Estes dados, que foram recolhidos entre finais de Julho e princípios de Outubro e, portanto, antes das notícias da chegada das vacinas, estão já associados a uma expectativa optimista quanto ao horizonte temporal de normalização da situação: quase metade dos inquiridos considerava que essa normalização ocorreria ao longo de 2021. No presente e face às crescentes expectativas criadas em torno da cada vez mais real possibilidade de planos de vacinação implementáveis a curto prazo, não é crível que este optimismo venha a esmorecer. Pelo contrário.
Quanto ao arrendamento de longa duração, e referindo apenas a situação de Lisboa, o mercado privado, apesar de não figurar no topo das alternativas dos inquiridos, é uma hipótese bastante mais equacionada (17%) do que o “público” (5%): o arrendamento realizado por entidades públicas, designadamente a renda segura. Mas se estas conclusões são importantes e deveriam implicar uma reflexão sobre a viabilidade desta solução, compreender as suas razões é um passo importante para a tornar um pouco mais realizável, mesmo que num registo bastante menos ambicioso.
As razões evocadas por estes agentes para não aderirem ao arrendamento de longa duração são múltiplas e sobrepõem-se. Não se esgotam nas questões financeiras, ligadas à percepção de que o Alojamento Local é mais rentável, ou à falta de confiança no Estado para gerir os imóveis ou para garantir políticas fiscais e legislação de arrendamento mais consentâneas com as suas expectativas. Existem razões de ordem pessoal como o receio de ficar sem uma ocupação ou de perder o usufruto do imóvel. Razões ligadas às especificidades dos imóveis que, ou pela sua localização ou pelas suas características tipológicas e equipamento, não se adequam a essa solução. Estas apontam para uma situação que a própria Câmara de Lisboa criou e com a qual terá que lidar: o licenciamento considerável de casas pequenas destinadas ao AL que levaram à transformação e homogeneização do parque residencial de vastas áreas da cidade, comprometendo tanto uma instalação duradoura adequada às diversas fases do ciclo de vida familiar como a diversidade de habitantes que é a essência das cidades. Por último, o receio da perda de licença de AL ou o compromisso de longa duração que não permite mudança de planos são outras razões apontadas.

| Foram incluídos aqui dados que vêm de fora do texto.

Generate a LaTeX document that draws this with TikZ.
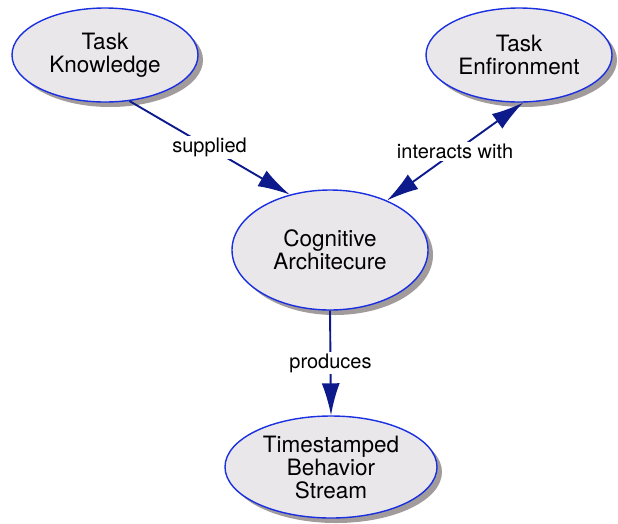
\documentclass[tikz,border=0pt]{standalone}
\usepackage{fontspec}
\setmainfont{TeX Gyre Heros}
\usetikzlibrary{shapes.geometric,shadows,arrows.meta}
\definecolor{nodefill}{HTML}{E9E7EA}
\definecolor{nodeline}{HTML}{1A30E0}
\definecolor{shadowgray}{HTML}{A19B9B}
\definecolor{edgeblue}{HTML}{0C1A8C}
\begin{document}
\begin{tikzpicture}[
    x=1pt, y=-1pt,
    concept/.style={ellipse, draw=nodeline, line width=1.4pt, fill=nodefill,
        inner sep=0pt, align=center, font=\fontsize{22.5}{23}\selectfont,
        drop shadow={shadow xshift=5pt, shadow yshift=-5pt, fill=shadowgray, opacity=1}},
    link/.style={draw=edgeblue, line width=1.9pt},
    linklabel/.style={fill=white, inner sep=2pt, font=\fontsize{20}{22}\selectfont}
]
    \useasboundingbox (0, 0) rectangle (618, 523);

    % Nodes
    \node[concept, minimum width=186pt, minimum height=94pt] (know) at (105, 55) {Task\\Knowledge};
    \node[concept, minimum width=186pt, minimum height=94pt] (env) at (519, 55) {Task\\Enfironment};
    \node[concept, minimum width=196pt, minimum height=120pt] (cog) at (330, 250) {Cognitive\\Architecure};
    \node[concept, minimum width=212pt, minimum height=102pt] (stream) at (331, 467) {Timestamped\\Behavior\\Stream};

    % Edges
    \draw[link, -{Latex[length=32pt, width=18pt]}] (know.-62) -- node[linklabel] {supplied} (cog.126);
    \draw[link, {Latex[length=32pt, width=18pt]}-{Latex[length=32pt, width=18pt]}] (env.-85) -- node[linklabel] {interacts with} (cog.41);
    \draw[link, -{Latex[length=32pt, width=18pt]}] (cog.south) -- node[linklabel] {produces} (stream.north);
\end{tikzpicture}
\end{document}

Não é possível pensar uma solução política que implica a adesão voluntária de um determinado grupo de pessoas – neste caso, os agentes do Alojamento Local que, como também percebemos deste inquérito, não são na sua maioria grandes especuladores do imobiliário, mas sim pequenos titulares – sem compreender as suas motivações e desmotivações para o fazer.